┌─ Raw data

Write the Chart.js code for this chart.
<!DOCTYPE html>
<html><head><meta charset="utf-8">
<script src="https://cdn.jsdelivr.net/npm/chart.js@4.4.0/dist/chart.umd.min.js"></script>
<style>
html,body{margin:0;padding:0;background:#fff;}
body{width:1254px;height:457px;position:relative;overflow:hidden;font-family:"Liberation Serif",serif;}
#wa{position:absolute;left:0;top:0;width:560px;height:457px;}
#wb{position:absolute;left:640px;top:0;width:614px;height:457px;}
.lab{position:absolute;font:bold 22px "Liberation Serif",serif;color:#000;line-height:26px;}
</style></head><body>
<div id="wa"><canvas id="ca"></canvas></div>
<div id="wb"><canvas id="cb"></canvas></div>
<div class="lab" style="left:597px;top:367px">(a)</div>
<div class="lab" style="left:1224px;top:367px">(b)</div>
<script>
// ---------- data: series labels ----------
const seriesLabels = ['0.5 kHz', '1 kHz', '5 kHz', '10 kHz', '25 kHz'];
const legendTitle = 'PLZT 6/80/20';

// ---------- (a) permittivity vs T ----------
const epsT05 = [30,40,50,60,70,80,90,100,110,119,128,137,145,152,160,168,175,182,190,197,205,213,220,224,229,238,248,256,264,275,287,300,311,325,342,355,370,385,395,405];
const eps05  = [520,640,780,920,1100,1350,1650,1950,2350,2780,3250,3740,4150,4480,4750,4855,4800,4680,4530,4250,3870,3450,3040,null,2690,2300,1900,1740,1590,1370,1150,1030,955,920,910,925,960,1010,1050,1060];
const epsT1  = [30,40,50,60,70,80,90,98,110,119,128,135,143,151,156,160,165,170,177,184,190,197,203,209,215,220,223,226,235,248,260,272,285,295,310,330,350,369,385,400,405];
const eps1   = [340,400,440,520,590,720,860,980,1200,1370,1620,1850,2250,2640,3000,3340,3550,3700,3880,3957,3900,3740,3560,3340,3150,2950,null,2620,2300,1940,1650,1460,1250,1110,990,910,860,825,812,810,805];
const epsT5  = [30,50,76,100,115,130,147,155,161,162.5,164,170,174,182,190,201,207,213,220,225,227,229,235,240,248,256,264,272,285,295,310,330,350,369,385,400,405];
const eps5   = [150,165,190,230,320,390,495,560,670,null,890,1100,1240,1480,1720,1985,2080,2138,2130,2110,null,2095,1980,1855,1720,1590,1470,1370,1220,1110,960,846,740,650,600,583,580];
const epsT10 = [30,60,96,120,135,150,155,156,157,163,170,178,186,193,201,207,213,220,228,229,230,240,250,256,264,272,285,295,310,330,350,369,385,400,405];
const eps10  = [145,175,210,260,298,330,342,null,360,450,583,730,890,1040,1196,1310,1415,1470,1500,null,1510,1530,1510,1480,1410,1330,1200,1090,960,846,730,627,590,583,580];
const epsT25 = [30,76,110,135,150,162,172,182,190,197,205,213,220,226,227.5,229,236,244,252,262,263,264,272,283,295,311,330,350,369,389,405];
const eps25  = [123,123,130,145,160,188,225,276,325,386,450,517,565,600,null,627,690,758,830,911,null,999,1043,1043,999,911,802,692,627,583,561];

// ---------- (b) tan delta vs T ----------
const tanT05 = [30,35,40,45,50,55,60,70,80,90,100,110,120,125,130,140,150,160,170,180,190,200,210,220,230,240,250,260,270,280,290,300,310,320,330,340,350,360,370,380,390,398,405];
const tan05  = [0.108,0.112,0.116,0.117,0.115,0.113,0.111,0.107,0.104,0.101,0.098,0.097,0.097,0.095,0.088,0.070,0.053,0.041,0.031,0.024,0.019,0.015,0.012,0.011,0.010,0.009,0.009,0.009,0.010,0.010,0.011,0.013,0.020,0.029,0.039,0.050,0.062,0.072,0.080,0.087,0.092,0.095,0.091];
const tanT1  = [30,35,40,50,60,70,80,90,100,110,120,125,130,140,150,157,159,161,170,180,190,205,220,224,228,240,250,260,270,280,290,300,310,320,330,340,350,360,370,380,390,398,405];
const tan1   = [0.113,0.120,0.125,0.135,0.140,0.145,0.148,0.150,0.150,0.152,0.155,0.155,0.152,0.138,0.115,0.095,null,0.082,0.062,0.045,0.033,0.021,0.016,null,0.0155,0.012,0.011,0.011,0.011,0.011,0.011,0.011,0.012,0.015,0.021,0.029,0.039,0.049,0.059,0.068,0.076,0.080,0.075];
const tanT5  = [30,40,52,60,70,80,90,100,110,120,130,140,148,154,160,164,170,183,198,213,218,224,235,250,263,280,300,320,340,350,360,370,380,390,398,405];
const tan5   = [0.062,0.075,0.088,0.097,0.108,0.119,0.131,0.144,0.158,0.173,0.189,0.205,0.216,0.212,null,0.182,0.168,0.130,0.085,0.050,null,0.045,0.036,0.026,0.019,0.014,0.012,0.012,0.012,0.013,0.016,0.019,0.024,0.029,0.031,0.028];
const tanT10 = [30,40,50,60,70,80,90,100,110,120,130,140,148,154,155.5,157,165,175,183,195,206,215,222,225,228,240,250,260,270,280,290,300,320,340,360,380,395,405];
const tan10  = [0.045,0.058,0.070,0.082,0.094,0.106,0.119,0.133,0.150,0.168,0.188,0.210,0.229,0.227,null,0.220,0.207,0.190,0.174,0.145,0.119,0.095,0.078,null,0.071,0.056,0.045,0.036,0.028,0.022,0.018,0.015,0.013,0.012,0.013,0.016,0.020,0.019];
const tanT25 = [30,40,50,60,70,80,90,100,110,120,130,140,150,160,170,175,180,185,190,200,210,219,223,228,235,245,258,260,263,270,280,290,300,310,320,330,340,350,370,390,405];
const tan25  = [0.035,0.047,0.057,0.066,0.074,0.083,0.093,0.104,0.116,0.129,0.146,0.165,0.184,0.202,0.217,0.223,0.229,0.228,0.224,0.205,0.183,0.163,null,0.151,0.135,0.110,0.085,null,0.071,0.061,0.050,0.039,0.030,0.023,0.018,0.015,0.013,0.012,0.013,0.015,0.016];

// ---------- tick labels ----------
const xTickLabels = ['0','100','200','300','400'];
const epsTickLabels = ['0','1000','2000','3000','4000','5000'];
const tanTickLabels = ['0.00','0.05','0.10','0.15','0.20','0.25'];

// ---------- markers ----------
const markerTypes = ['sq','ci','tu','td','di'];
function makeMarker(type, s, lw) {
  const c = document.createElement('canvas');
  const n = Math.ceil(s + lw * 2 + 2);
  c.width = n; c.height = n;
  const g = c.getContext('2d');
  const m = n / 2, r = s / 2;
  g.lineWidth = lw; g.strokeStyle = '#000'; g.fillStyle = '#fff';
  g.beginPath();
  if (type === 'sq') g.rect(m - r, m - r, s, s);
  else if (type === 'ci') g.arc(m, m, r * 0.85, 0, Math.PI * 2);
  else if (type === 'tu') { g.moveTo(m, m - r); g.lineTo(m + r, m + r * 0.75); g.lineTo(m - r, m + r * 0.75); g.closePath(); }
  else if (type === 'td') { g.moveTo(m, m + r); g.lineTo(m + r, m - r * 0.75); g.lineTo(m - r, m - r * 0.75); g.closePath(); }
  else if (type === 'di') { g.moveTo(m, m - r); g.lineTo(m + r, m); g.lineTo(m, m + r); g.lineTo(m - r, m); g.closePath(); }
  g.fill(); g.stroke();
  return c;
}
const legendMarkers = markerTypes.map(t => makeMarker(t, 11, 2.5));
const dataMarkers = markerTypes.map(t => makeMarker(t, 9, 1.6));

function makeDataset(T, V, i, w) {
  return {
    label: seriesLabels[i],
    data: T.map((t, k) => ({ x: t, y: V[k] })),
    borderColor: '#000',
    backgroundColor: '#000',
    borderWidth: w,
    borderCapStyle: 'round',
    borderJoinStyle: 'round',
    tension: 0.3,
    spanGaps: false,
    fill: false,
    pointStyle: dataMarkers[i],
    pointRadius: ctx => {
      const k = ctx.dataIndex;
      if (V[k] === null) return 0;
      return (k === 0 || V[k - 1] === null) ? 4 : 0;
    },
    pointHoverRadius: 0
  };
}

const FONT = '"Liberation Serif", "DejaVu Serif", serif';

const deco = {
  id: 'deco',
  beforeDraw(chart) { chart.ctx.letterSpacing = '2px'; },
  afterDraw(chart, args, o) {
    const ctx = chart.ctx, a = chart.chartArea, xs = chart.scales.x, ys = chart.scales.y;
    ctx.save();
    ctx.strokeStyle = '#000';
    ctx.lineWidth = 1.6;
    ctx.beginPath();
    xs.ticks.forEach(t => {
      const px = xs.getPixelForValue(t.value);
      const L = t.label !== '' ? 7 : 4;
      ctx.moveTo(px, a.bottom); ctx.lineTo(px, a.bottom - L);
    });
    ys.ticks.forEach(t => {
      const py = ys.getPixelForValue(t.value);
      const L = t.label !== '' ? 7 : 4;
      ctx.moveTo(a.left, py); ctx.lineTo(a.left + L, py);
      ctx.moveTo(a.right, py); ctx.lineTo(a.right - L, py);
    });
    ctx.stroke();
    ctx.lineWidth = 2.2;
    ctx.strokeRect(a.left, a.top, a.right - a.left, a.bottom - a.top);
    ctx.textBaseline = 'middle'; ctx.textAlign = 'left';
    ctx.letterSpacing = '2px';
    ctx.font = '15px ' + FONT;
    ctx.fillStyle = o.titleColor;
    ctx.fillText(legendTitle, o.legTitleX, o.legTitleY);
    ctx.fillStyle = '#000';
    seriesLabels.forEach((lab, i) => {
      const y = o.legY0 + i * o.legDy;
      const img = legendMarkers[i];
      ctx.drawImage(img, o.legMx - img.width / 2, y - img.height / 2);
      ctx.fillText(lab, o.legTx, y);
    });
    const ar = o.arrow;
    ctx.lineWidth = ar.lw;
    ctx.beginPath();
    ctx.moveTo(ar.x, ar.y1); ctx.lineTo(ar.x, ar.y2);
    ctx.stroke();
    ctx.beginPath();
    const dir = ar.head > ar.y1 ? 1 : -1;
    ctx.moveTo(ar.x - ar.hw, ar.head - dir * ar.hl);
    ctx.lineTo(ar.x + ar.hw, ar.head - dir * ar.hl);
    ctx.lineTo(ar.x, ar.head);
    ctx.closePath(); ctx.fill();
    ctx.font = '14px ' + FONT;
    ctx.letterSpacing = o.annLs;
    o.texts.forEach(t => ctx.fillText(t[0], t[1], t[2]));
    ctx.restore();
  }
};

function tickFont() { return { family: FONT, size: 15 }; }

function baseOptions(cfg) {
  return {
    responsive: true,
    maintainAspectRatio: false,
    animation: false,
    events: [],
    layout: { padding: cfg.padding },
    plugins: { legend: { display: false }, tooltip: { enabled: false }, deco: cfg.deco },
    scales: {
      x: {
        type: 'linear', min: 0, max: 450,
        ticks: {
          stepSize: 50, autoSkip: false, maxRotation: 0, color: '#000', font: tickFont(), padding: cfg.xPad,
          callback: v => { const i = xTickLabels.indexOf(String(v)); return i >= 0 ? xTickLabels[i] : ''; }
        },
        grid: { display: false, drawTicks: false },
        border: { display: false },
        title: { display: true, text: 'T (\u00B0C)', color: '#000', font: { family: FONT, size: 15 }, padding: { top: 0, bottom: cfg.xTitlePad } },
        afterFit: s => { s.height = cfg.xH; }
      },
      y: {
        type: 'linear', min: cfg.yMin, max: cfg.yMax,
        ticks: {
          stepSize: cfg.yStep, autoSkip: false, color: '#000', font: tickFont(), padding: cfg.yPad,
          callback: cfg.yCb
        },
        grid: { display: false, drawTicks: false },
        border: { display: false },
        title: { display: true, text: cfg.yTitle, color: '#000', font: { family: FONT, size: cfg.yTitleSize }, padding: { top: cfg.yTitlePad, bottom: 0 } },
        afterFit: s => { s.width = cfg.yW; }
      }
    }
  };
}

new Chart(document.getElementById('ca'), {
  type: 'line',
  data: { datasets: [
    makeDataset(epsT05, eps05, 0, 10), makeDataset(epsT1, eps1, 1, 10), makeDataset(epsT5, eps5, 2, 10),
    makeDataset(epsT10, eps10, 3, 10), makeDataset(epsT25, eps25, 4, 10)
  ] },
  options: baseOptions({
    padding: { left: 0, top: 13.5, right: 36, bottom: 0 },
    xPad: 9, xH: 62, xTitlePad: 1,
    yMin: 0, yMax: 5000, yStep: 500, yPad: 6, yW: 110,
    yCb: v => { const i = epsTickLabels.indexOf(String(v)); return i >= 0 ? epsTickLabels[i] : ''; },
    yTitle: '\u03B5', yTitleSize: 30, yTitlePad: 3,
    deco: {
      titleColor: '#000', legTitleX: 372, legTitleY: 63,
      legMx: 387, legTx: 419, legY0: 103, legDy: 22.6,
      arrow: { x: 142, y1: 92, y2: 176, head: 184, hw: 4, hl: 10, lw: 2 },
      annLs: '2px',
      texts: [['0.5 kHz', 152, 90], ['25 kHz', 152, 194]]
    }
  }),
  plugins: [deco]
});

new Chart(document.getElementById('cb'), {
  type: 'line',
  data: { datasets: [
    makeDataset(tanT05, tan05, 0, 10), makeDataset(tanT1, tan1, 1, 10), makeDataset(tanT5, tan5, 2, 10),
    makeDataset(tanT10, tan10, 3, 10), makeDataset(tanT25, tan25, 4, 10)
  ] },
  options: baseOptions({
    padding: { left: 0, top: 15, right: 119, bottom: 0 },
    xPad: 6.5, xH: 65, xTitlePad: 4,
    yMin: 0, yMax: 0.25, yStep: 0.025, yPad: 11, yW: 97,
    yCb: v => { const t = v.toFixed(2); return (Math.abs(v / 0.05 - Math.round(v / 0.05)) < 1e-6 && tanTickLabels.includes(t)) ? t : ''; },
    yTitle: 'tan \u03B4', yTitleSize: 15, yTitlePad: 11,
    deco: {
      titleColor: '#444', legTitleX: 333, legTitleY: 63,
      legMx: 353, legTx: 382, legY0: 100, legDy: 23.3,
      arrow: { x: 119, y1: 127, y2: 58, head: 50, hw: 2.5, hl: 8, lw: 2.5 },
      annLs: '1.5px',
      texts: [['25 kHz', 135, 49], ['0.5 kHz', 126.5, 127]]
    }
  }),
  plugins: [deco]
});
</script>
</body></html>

└─

> **What you need to do**: Beginning at the top of the data, please return every line until and including the line containing "const legendTitle = 'PLZT 6/80/20';", copied exactly, and nothing past it.

> **Task answer**:
Write the Chart.js code for this chart.
<!DOCTYPE html>
<html><head><meta charset="utf-8">
<script src="https://cdn.jsdelivr.net/npm/chart.js@4.4.0/dist/chart.umd.min.js"></script>
<style>
html,body{margin:0;padding:0;background:#fff;}
body{width:1254px;height:457px;position:relative;overflow:hidden;font-family:"Liberation Serif",serif;}
#wa{position:absolute;left:0;top:0;width:560px;height:457px;}
#wb{position:absolute;left:640px;top:0;width:614px;height:457px;}
.lab{position:absolute;font:bold 22px "Liberation Serif",serif;color:#000;line-height:26px;}
</style></head><body>
<div id="wa"><canvas id="ca"></canvas></div>
<div id="wb"><canvas id="cb"></canvas></div>
<div class="lab" style="left:597px;top:367px">(a)</div>
<div class="lab" style="left:1224px;top:367px">(b)</div>
<script>
// ---------- data: series labels ----------
const seriesLabels = ['0.5 kHz', '1 kHz', '5 kHz', '10 kHz', '25 kHz'];
const legendTitle = 'PLZT 6/80/20';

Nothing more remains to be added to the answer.